Starting at the first line of the listing below, retype each line up to and including the one that contains "import * as". Leave pictures out.

▬▬▬▬▬▬▬▬▬▬

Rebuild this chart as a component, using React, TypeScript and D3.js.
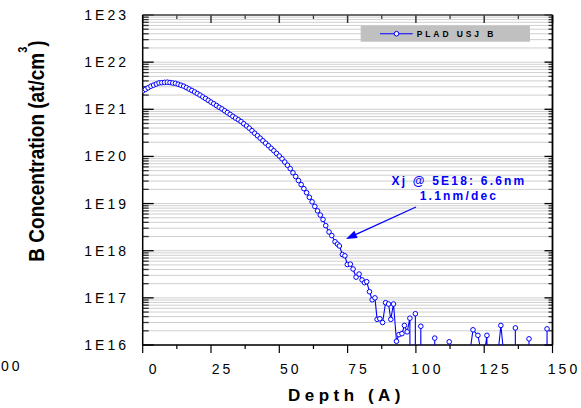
import React from "react";
import * as d3 from "d3";

// ---- data ----
const depth: number[] = [
  0, 1, 2, 3, 4, 5, 6, 7, 8, 9, 10, 11, 12, 13, 14, 15, 16, 17, 18, 19,
  20, 21, 22, 23, 24, 25, 26, 27, 28, 29, 30, 31, 32, 33, 34, 35, 36, 37, 38, 39,
  40, 41, 42, 43, 44, 45, 46, 47, 48, 49, 50, 51, 52, 53, 54, 55, 56, 57, 58, 59,
  60, 61, 62, 63, 64, 65, 66, 67,
  68.2, 69.2, 70.4, 71.3, 72.0, 73.1, 74.0, 74.9, 76.0, 77.0, 78.1, 79.2, 80.3, 81.2, 82.0,
  83.0, 84.0, 85.0, 85.8, 86.8, 87.8, 88.9, 90.0, 90.8, 91.8, 92.9, 93.8, 94.9, 95.8, 96.8,
  97.8, 98.8, 99.8, 100.8, 101.8, 102.8, 105.9, 106.9, 107.9, 111.2, 112.2, 113.2,
  119.9, 120.9, 122.7, 123.7, 125.0, 126.0, 127.0, 130.1, 131.1, 132.1,
  135.4, 136.4, 137.4, 140.4, 141.4, 142.4, 147.0, 148.0, 149.0,
];
const concentration: number[] = [
  2.45e21, 2.65e21, 2.86e21, 3.09e21, 3.26e21, 3.44e21, 3.63e21, 3.67e21, 3.72e21, 3.76e21,
  3.69e21, 3.61e21, 3.55e21, 3.39e21, 3.24e21, 3.09e21, 2.88e21, 2.69e21, 2.51e21, 2.33e21,
  2.15e21, 2.0e21, 1.83e21, 1.69e21, 1.55e21, 1.42e21, 1.31e21, 1.2e21, 1.1e21, 1.02e21,
  9.3e20, 8.5e20, 7.8e20, 7.1e20, 6.5e20, 6.0e20, 5.5e20, 4.93e20, 4.44e20, 3.98e20,
  3.52e20, 3.11e20, 2.75e20, 2.44e20, 2.15e20, 1.91e20, 1.69e20, 1.49e20, 1.32e20, 1.16e20,
  1.02e20, 8.9e19, 7.6e19, 6.5e19, 5.5e19, 4.5e19, 3.74e19, 3.09e19, 2.53e19, 2.07e19,
  1.7e19, 1.36e19, 1.09e19, 8.7e18, 7.0e18, 5.7e18, 4.6e18, 3.4e18,
  2.5e18, 2.1e18, 1.55e18, 1.38e18, 1.26e18, 8.3e17, 7.8e17, 5.1e17, 5.2e17, 4.1e17, 2.75e17,
  3.2e17, 2.4e17, 2.1e17, 2.2e17,
  1.35e17, 9.1e16, 1.0e17, 3.5e16, 3.6e16, 3.0e16, 7.9e16, 7.4e16, 3.5e16, 7.4e16, 1.2e16,
  1.66e16, 1.74e16, 2.6e16, 1.9e16,
  3.7e16, 0, 4.6e16, 0, 2.5e16, 0, 0, 1.4e16, 0, 0, 1.17e16, 0,
  8e15, 2.1e16, 1.6e16, 8e15, 6e15, 1.6e16, 0, 7e15, 2.6e16, 7e15,
  0, 2.3e16, 0, 0, 1.35e16, 0, 0, 2.2e16, 0,
];
const xMajorTicks: number[] = [0, 25, 50, 75, 100, 125, 150];
const xMinorTicks: number[] = [12.5, 37.5, 62.5, 87.5, 112.5, 137.5];
const yDecades: number[] = [16, 17, 18, 19, 20, 21, 22, 23];
const yTickLabels: string[] = ["1E16", "1E17", "1E18", "1E19", "1E20", "1E21", "1E22", "1E23"];
const yMinorMultipliers: number[] = [2, 3, 4, 5, 6, 7, 8, 9];
const seriesName = "PLAD USJ B";
const annotationLines: string[] = ["Xj @ 5E18: 6.6nm", "1.1nm/dec"];
const xTitle = "Depth (A)";
const strayLabel = "00";

const W = 581;
const H = 408;
const L = 142.7, R = 552.5, T = 15, B = 345;
const BLUE = "#0000ff";
const FONT = "'Liberation Sans', Arial, Helvetica, sans-serif";

export default function App() {
  const x = d3.scaleLinear().domain([0, 150]).range([L, R]);
  const y = d3.scaleLog().domain([1e16, 1e23]).range([B, T]);
  const pts = depth.map((d, i) => ({ d, v: concentration[i] }));
  const yOf = (v: number) => (v > 0 ? y(v) : B + 2000);
  const line = d3
    .line<{ d: number; v: number }>()
    .x((p) => x(p.d))
    .y((p) => yOf(p.v));

  const gridVals: number[] = [];
  yDecades.forEach((e) => {
    gridVals.push(Math.pow(10, e));
    if (e < 23) yMinorMultipliers.forEach((m) => gridVals.push(m * Math.pow(10, e)));
  });
  const minorVals: number[] = [];
  yDecades.forEach((e) => {
    if (e < 23) yMinorMultipliers.forEach((m) => minorVals.push(m * Math.pow(10, e)));
  });

  // arrow
  const ax1 = 416, ay1 = 207, ax2 = 346, ay2 = 239;
  const ang = Math.atan2(ay2 - ay1, ax2 - ax1);
  const hl = 11, hw = 4;
  const bx = ax2 - hl * Math.cos(ang), by = ay2 - hl * Math.sin(ang);
  const head = `M${ax2},${ay2}L${bx + hw * Math.sin(ang)},${by - hw * Math.cos(ang)}L${bx - hw * Math.sin(ang)},${by + hw * Math.cos(ang)}Z`;

  return (
    <svg width={W} height={H} style={{ position: "absolute", left: 0, top: 0, background: "#fff" }} fontFamily={FONT}>
      <defs>
        <clipPath id="plot">
          <rect x={L} y={T} width={R - L} height={B - T} />
        </clipPath>
      </defs>
      <rect x={0} y={0} width={W} height={H} fill="#fff" />
      {/* grid */}
      {gridVals.map((v, i) => (
        <line key={"g" + i} x1={L} x2={R} y1={y(v)} y2={y(v)} stroke="#cfcfcf" strokeWidth={1} />
      ))}
      {/* left/right ticks */}
      {yDecades.map((e) => (
        <g key={"yt" + e}>
          <line x1={L} x2={L + 11} y1={y(Math.pow(10, e))} y2={y(Math.pow(10, e))} stroke="#000" strokeWidth={1.3} />
          <line x1={R} x2={R - 8} y1={y(Math.pow(10, e))} y2={y(Math.pow(10, e))} stroke="#000" strokeWidth={1.3} />
        </g>
      ))}
      {minorVals.map((v, i) => (
        <g key={"ym" + i}>
          <line x1={L} x2={L + 6} y1={y(v)} y2={y(v)} stroke="#333" strokeWidth={1.3} />
          <line x1={R} x2={R - 4} y1={y(v)} y2={y(v)} stroke="#333" strokeWidth={1.3} />
        </g>
      ))}
      {/* x ticks */}
      {xMajorTicks.map((t) => (
        <g key={"xt" + t}>
          <line x1={x(t)} x2={x(t)} y1={B} y2={B + 8} stroke="#000" strokeWidth={1.2} />
          <line x1={x(t)} x2={x(t)} y1={T} y2={T + 8} stroke="#333" strokeWidth={1.5} />
        </g>
      ))}
      {xMinorTicks.map((t) => (
        <g key={"xm" + t}>
          <line x1={x(t)} x2={x(t)} y1={B} y2={B + 4} stroke="#000" strokeWidth={1.2} />
          <line x1={x(t)} x2={x(t)} y1={T} y2={T + 4} stroke="#333" strokeWidth={1.2} />
        </g>
      ))}
      {/* frame */}
      <line x1={L} x2={R} y1={T} y2={T} stroke="#444" strokeWidth={1.5} />
      <line x1={L} x2={R} y1={B} y2={B} stroke="#000" strokeWidth={1.5} />
      <line x1={L} x2={L} y1={T} y2={B} stroke="#000" strokeWidth={1.5} />
      <line x1={R} x2={R} y1={T} y2={B} stroke="#000" strokeWidth={1.8} />

      {/* data */}
      <g clipPath="url(#plot)">
        <path d={line(pts) || ""} fill="none" stroke={BLUE} strokeWidth={1.1} />
        {pts
          .filter((p) => p.v >= 1e16)
          .map((p, i) => (
            <circle key={"c" + i} cx={x(p.d)} cy={y(p.v)} r={2.3} fill="#fff" stroke={BLUE} strokeWidth={1} />
          ))}
      </g>

      {/* y labels */}
      {yDecades.map((e, i) => (
        <text key={"yl" + e} x={129} y={y(Math.pow(10, e)) + 5} textAnchor="end" fontSize={14} letterSpacing={3} fill="#000">
          {yTickLabels[i]}
        </text>
      ))}
      {/* x labels */}
      {xMajorTicks.map((t) => (
        <text key={"xl" + t} x={x(t) + 11.5} y={374} textAnchor="middle" fontSize={14} letterSpacing={3} fill="#000">
          {String(t)}
        </text>
      ))}
      <text x={1} y={371} textAnchor="start" fontSize={14} letterSpacing={3} fill="#000">
        {strayLabel}
      </text>

      {/* axis titles */}
      <text x={346.5} y={401} textAnchor="middle" fontSize={17} fontWeight="bold" letterSpacing={4.5} fill="#000">
        {xTitle}
      </text>
      <text transform="translate(44,151) rotate(-90) scale(1,1.2)" textAnchor="middle" fontSize={19} fontWeight="bold" fill="#000">
        B Concentration (at/cm
        <tspan fontSize={11} dy={-14}>3</tspan>
        <tspan dy={14}>)</tspan>
      </text>

      {/* legend */}
      <rect x={360.7} y={25.7} width={169.3} height={16} fill="#c0c0c0" />
      <line x1={380} x2={412.7} y1={33.7} y2={33.7} stroke={BLUE} strokeWidth={1.1} />
      <circle cx={396.5} cy={33.7} r={2.3} fill="#fff" stroke={BLUE} strokeWidth={1} />
      <text x={416.7} y={37.3} fontSize={8.5} fontWeight="bold" letterSpacing={2.9} fill="#000">
        {seriesName}
      </text>

      {/* annotation */}
      <text x={459} y={185} textAnchor="middle" fontSize={12} fontWeight="bold" letterSpacing={2.2} fill={BLUE}>
        {annotationLines[0]}
      </text>
      <text x={459} y={200} textAnchor="middle" fontSize={12} fontWeight="bold" letterSpacing={2.2} fill={BLUE}>
        {annotationLines[1]}
      </text>
      <line x1={ax1} y1={ay1} x2={bx} y2={by} stroke={BLUE} strokeWidth={1.3} />
      <path d={head} fill={BLUE} />
    </svg>
  );
}
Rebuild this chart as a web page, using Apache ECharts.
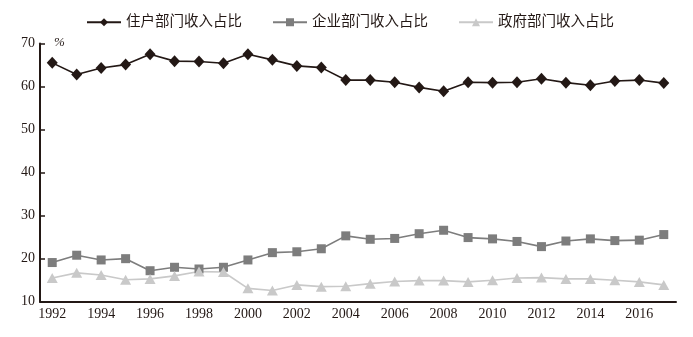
<!DOCTYPE html>
<html>
<head>
<meta charset="utf-8">
<script src="https://cdn.jsdelivr.net/npm/echarts@6/dist/echarts.min.js"></script>
<style>
  html, body { margin: 0; padding: 0; background: #fff; }
  #chart { width: 693px; height: 337px; }
</style>
</head>
<body>
<div id="chart"></div>
<script>
// Shares of income by sector, 1992-2017 (%)
const years = ['1992','1993','1994','1995','1996','1997','1998','1999','2000','2001','2002','2003','2004',
  '2005','2006','2007','2008','2009','2010','2011','2012','2013','2014','2015','2016','2017'];
const householdShare = [65.5, 62.8, 64.3, 65.1, 67.5, 65.9, 65.8, 65.4, 67.5, 66.2, 64.8, 64.4, 61.5,
  61.5, 61.0, 59.8, 58.9, 61.0, 60.9, 61.0, 61.8, 60.9, 60.3, 61.3, 61.5, 60.8];
const enterpriseShare = [19.1, 20.8, 19.7, 20.0, 17.2, 18.0, 17.6, 18.0, 19.7, 21.4, 21.6, 22.3, 25.3,
  24.5, 24.7, 25.8, 26.6, 24.9, 24.6, 24.0, 22.8, 24.1, 24.6, 24.2, 24.3, 25.6];
const governmentShare = [15.5, 16.7, 16.2, 15.1, 15.3, 16.0, 17.0, 16.9, 13.1, 12.6, 13.9, 13.5, 13.6,
  14.2, 14.7, 14.9, 14.9, 14.6, 15.0, 15.5, 15.6, 15.3, 15.3, 15.0, 14.6, 13.9];
const seriesNames = ['住户部门收入占比', '企业部门收入占比', '政府部门收入占比'];

const ink = '#231815';
const fontFamily = '"Liberation Serif", "DejaVu Serif", "Noto Sans CJK SC", serif';

const chart = echarts.init(document.getElementById('chart'), null, { renderer: 'canvas' });
chart.setOption({
  animation: false,
  backgroundColor: '#fff',
  textStyle: { fontFamily: fontFamily, color: ink },
  legend: {
    top: 10,
    left: 81,
    itemWidth: 34,
    itemHeight: 10,
    itemGap: 30,
    textStyle: { fontSize: 14.5, color: ink, fontFamily: fontFamily },
    data: seriesNames
  },
  grid: { left: 40, right: 17, top: 43.5, bottom: 35.3, containLabel: false },
  graphic: [{
    type: 'text', left: 54, top: 36,
    style: { text: '%', fontSize: 13, fontStyle: 'italic', fill: ink, fontFamily: fontFamily }
  }],
  xAxis: {
    type: 'category',
    data: years,
    boundaryGap: true,
    axisLine: { lineStyle: { color: ink, width: 2 } },
    axisTick: { inside: true, length: 5, interval: 0, lineStyle: { color: ink, width: 1.5 } },
    axisLabel: { interval: 1, margin: 6, fontSize: 14, color: ink, fontFamily: fontFamily },
    splitLine: { show: false }
  },
  yAxis: {
    type: 'value',
    min: 10, max: 70, interval: 10,
    axisLine: { show: true, lineStyle: { color: ink, width: 2 } },
    axisTick: { show: true, inside: true, length: 5, lineStyle: { color: ink, width: 1.5 } },
    axisLabel: { margin: 5, fontSize: 14, color: ink, fontFamily: fontFamily },
    splitLine: { show: false }
  },
  series: [
    {
      name: seriesNames[0], type: 'line', data: householdShare,
      symbol: 'diamond', symbolSize: [11, 12],
      itemStyle: { color: ink },
      lineStyle: { color: ink, width: 1.6 }
    },
    {
      name: seriesNames[1], type: 'line', data: enterpriseShare,
      symbol: 'rect', symbolSize: 9,
      itemStyle: { color: '#7d7d7d' },
      lineStyle: { color: '#7d7d7d', width: 1.6 }
    },
    {
      name: seriesNames[2], type: 'line', data: governmentShare,
      symbol: 'triangle', symbolSize: [11, 10],
      itemStyle: { color: '#c9c9c9' },
      lineStyle: { color: '#c9c9c9', width: 1.6 }
    }
  ]
});
</script>
</body>
</html>
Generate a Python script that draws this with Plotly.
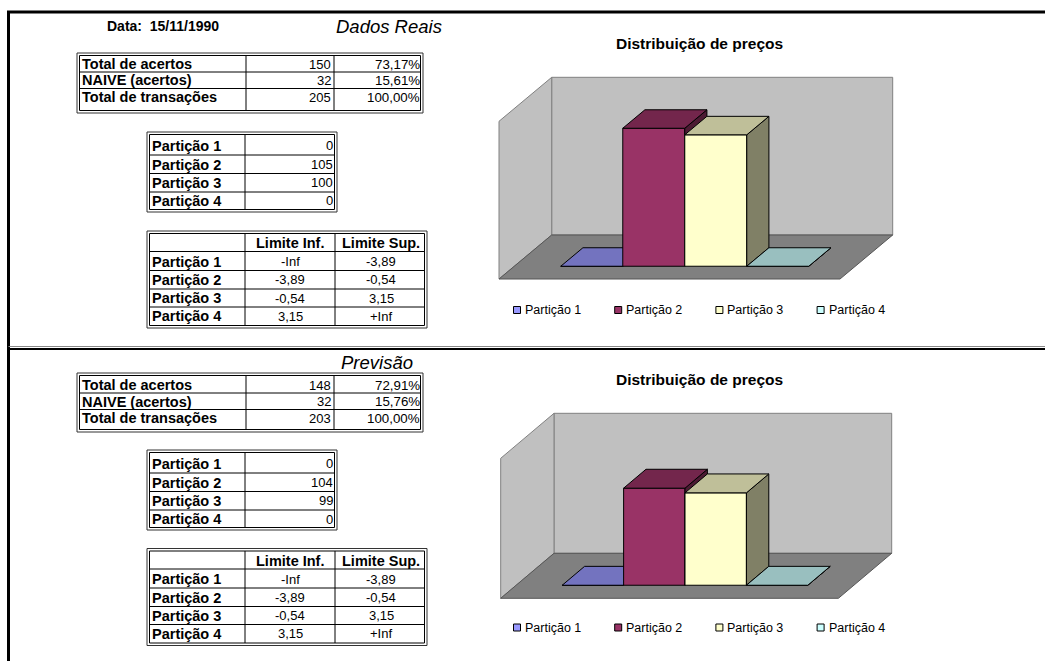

▬▬▬▬▬▬▬▬▬▬

Full solution:
Rebuild this chart as a component, using React, TypeScript and D3.js.
import React from "react";
import * as d3 from "d3";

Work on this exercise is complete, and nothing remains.